Load-balancing and automatic failover mechanisms are essential components of a high-availability system. Equally important is efficient detection of failing services and servers that may not fall under the auspices of the failover protocol. This may include monitoring the size of log files, the amount of disk space available, memory race conditions, and the availaibility of secondary services.
We use monit at WormBase to handle these tasks and more.
Monit is simple to install.
todd> cd ~/build todd> tar xzf ../src/monit*.tar.gz todd> cd monit* todd> ./configure todd> make todd> sudo make install
monit uses a fun free-text configuration file-format. Multiple instances of monit can be launched, each pointing to its own configuration file.

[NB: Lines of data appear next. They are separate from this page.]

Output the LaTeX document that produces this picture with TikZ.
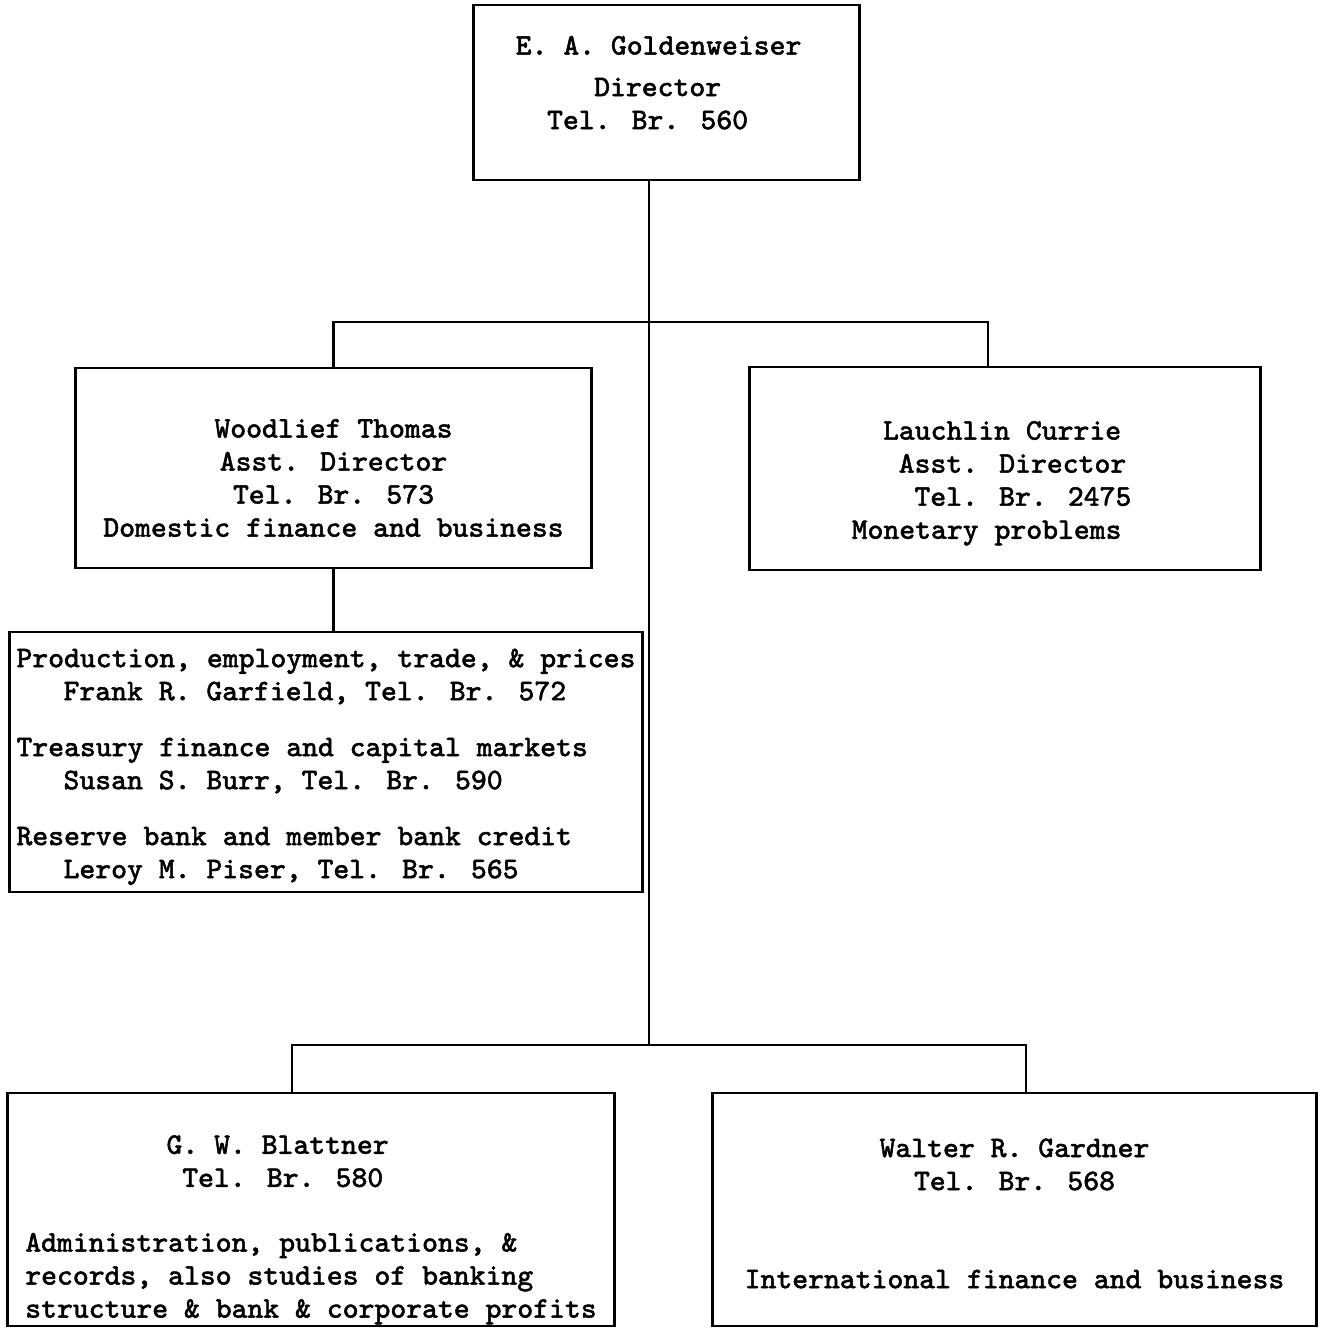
\documentclass[tikz,border=0pt]{standalone}
\usepackage{amsmath,amsfonts,amssymb}
\usepackage{fontspec}
\newfontfamily\typer{Latin Modern Mono}[FakeBold=1.6]
\newcommand{\topgap}[1]{\rule{0pt}{#1}}
\newcommand{\botgap}[1]{\rule[-#1]{0pt}{#1}}

\begin{document}
\begin{tikzpicture}[x=0.01cm, y=-0.01cm,
  unit/.style={rectangle, thick, draw, inner sep=2pt, align=center,
               font=\typer\fontsize{8.5}{9.4}\selectfont},
  link/.style={thick}]

\useasboundingbox (0,0) rectangle (1321,1330);

\node[unit, align=left, minimum width=3.85cm, minimum height=1.75cm] (boss) at (666.5,92.5)
      {E. A. Goldenweiser\hphantom{x}\\[2.4pt]
       \hspace*{2.625em}Director\\
       \hspace*{1.05em}Tel. Br. 560\botgap{5.7pt}};

\node[unit, minimum width=5.15cm, minimum height=2cm] (thomas) at (333.5,468)
      {\topgap{10.9pt}Woodlief Thomas\\ Asst. Director\\ Tel. Br. 573\\ Domestic finance and business};
\node[unit, align=left, minimum width=5.1cm, minimum height=2.03cm] (currie) at (1005,468.5)
      {\topgap{13.7pt}\hspace*{1.05em}Lauchlin Currie\\
       \hspace*{1.575em}Asst. Director\\
       \hspace*{2.1em}Tel. Br. 2475\\
       Monetary problems\hphantom{x}\hspace*{0.7em}};

\node[unit, align=left, minimum width=6.32cm, minimum height=2.6cm] (units) at (326,762)
      {\topgap{8pt}Production, employment, trade, \& prices\\
       \hspace*{1.575em}Frank R. Garfield, Tel. Br. 572\\[6.5pt]
       Treasury finance and capital markets\\
       \hspace*{1.575em}Susan S. Burr, Tel. Br. 590\\[6.5pt]
       Reserve bank and member bank credit\\
       \hspace*{1.575em}Leroy M. Piser, Tel. Br. 565};

\node[unit, align=left, inner ysep=0pt, minimum width=6.06cm, minimum height=2.33cm] (blattner) at (311,1209.5)
      {\topgap{16.8pt}\hspace*{4.725em}G. W. Blattner\\
       \hspace*{5.25em}Tel. Br. 580\\[9pt]
       Administration, publications, \&\\
       records, also studies of banking\\
       structure \& bank \& corporate profits};
\node[unit, minimum width=6.03cm, minimum height=2.33cm] (gardner) at (1014.5,1209.5)
      {\topgap{7.5pt}Walter R. Gardner\\ Tel. Br. 568\\[18.5pt] International finance and business};

\coordinate (fork) at (649,322);
\coordinate (trunk) at (649,1045);

\draw[link] (boss.south -| trunk) -- (trunk);
\draw[link] (thomas.north) |- (fork) -| ([xshift=-0.17cm]currie.north);
\draw[link] (thomas.south) -- (thomas.south |- units.north);
\draw[link] ([xshift=-0.19cm]blattner.north) |- (trunk) -| ([xshift=0.115cm]gardner.north);
\end{tikzpicture}
\end{document}
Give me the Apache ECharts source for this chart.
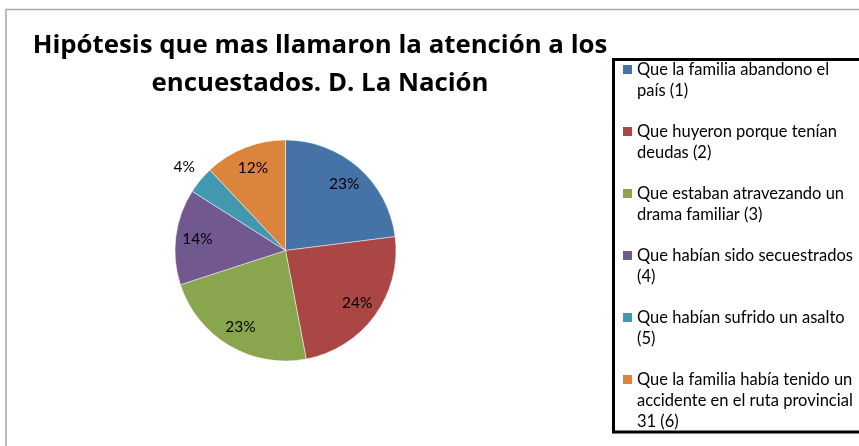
<!DOCTYPE html>
<html>
<head>
<meta charset="utf-8">
<script src="https://cdn.jsdelivr.net/npm/echarts@6/dist/echarts.min.js"></script>
<style>
  html, body { margin: 0; padding: 0; background: #fff; }
  #chart { width: 859px; height: 446px; }
</style>
</head>
<body>
<div id="chart"></div>
<script>
const titleText = 'Hipótesis que mas llamaron la atención a los\nencuestados. D. La Nación';
const categories = [
  'Que la familia abandono el\npaís (1)',
  'Que huyeron porque tenían\ndeudas (2)',
  'Que estaban atravezando un\ndrama familiar (3)',
  'Que habían sido secuestrados\n(4)',
  'Que habían sufrido un asalto\n(5)',
  'Que la familia había tenido un\naccidente en el ruta provincial\n31 (6)'
];
const values = [23, 24, 23, 14, 4, 12];

const colors = ['#4572A7', '#AA4643', '#89A54E', '#71588F', '#4198AF', '#DB843D'];
const font = 'Lato';
const R = 110.5;
const center = [285.5, 250.5];
const lineH = 21;

const pieData = categories.map((c, i) => ({ name: c, value: values[i] }));

// label rings: small slices get their label outside the pie
const innerLabels = values.map((v, i) => ({
  name: categories[i], value: v,
  label: { show: v >= 5 }
}));
const outerLabels = values.map((v, i) => ({
  name: categories[i], value: v,
  label: { show: v < 5 }
}));

const labelRing = (radius, data) => ({
  type: 'pie',
  radius: radius,
  center: center,
  startAngle: 90,
  silent: true,
  animation: false,
  itemStyle: { color: 'rgba(0,0,0,0)', borderWidth: 0 },
  label: {
    position: 'inside',
    formatter: '{d}%',
    color: '#000',
    fontFamily: font,
    fontSize: 15.5
  },
  labelLine: { show: false },
  emphasis: { disabled: true },
  data: data
});

// icon box as tall as the text block, square sits beside the first line
const iconFor = lines => {
  const h = lines * lineH;
  return 'path://M0,0L0.01,0M9,' + h + 'L8.99,' + h + 'M0,5.5L9,5.5L9,14.5L0,14.5Z';
};

const legendBase = {
  orient: 'vertical',
  left: 623,
  padding: 0,
  itemWidth: 9,
  selectedMode: false,
  itemStyle: { borderWidth: 0 },
  textStyle: { fontFamily: font, fontSize: 16.5, color: '#000', lineHeight: lineH }
};

const chart = echarts.init(document.getElementById('chart'));
chart.setOption({
  backgroundColor: '#fff',
  color: colors,
  animation: false,
  title: {
    text: titleText,
    left: 320,
    top: 27,
    padding: 0,
    textAlign: 'center',
    textStyle: {
      fontFamily: 'Open Sans',
      fontWeight: 'bold',
      fontSize: 25.8,
      lineHeight: 38,
      color: '#000'
    }
  },
  graphic: [
    {
      type: 'rect',
      shape: { x: 6, y: 9.5, width: 900, height: 500 },
      style: { fill: 'none', stroke: '#a6a6a6', lineWidth: 1.5 },
      silent: true
    },
    {
      type: 'rect',
      z: 10,
      shape: { x: 613.5, y: 59.5, width: 300, height: 372.5 },
      style: { fill: 'none', stroke: '#000', lineWidth: 3 },
      silent: true
    }
  ],
  legend: [
    Object.assign({}, legendBase, {
      top: 59.5,
      itemGap: 20,
      itemHeight: 2 * lineH,
      icon: iconFor(2),
      data: categories.slice(0, 5)
    }),
    Object.assign({}, legendBase, {
      top: 369.5,
      itemHeight: 3 * lineH,
      icon: iconFor(3),
      data: categories.slice(5)
    })
  ],
  series: [
    {
      type: 'pie',
      radius: R,
      center: center,
      startAngle: 90,
      itemStyle: { borderColor: 'rgba(255,255,255,0.8)', borderWidth: 0.6 },
      label: { show: false },
      labelLine: { show: false },
      emphasis: { disabled: true },
      data: pieData
    },
    labelRing([R * 0.55, R], innerLabels),
    labelRing([R + 5, R + 31], outerLabels)
  ]
});
</script>
</body>
</html>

By fun, I mean that it is much more fun that writing init scripts.
monit configuration files live at:
Test the monit configuration file
todd> monit -t -c /path/to/monitrc
Starting and stopping monit
Start monit by:
todd> monit -c /path/to/monitrc
Stop monit by:
todd> monit -c /path/to/monitrc quit
Configuring the system to run monit under init
We configure monit to run under init. To do this edit /etc/inittab with entries for each of the WormBase monitrc files:
todd> sudo nano /etc/inittab
// Add the following line as an example mo:2345:respawn:/usr/local/bin/monit -Ic /home/todd/monitrc
Force init to re-read the configuration file by
todd> sudo /sbin/telinit q
What WormBase monitors
Nothing can bring down a server faster than logs that eat up all available disk space or that grow to behemoth proportions. This is particularly true of the sgifaceserver log serverlog.wrm, a file that grows so fast it makes my head spin. If this file hits 2GB in size, sgifaceserver will crash.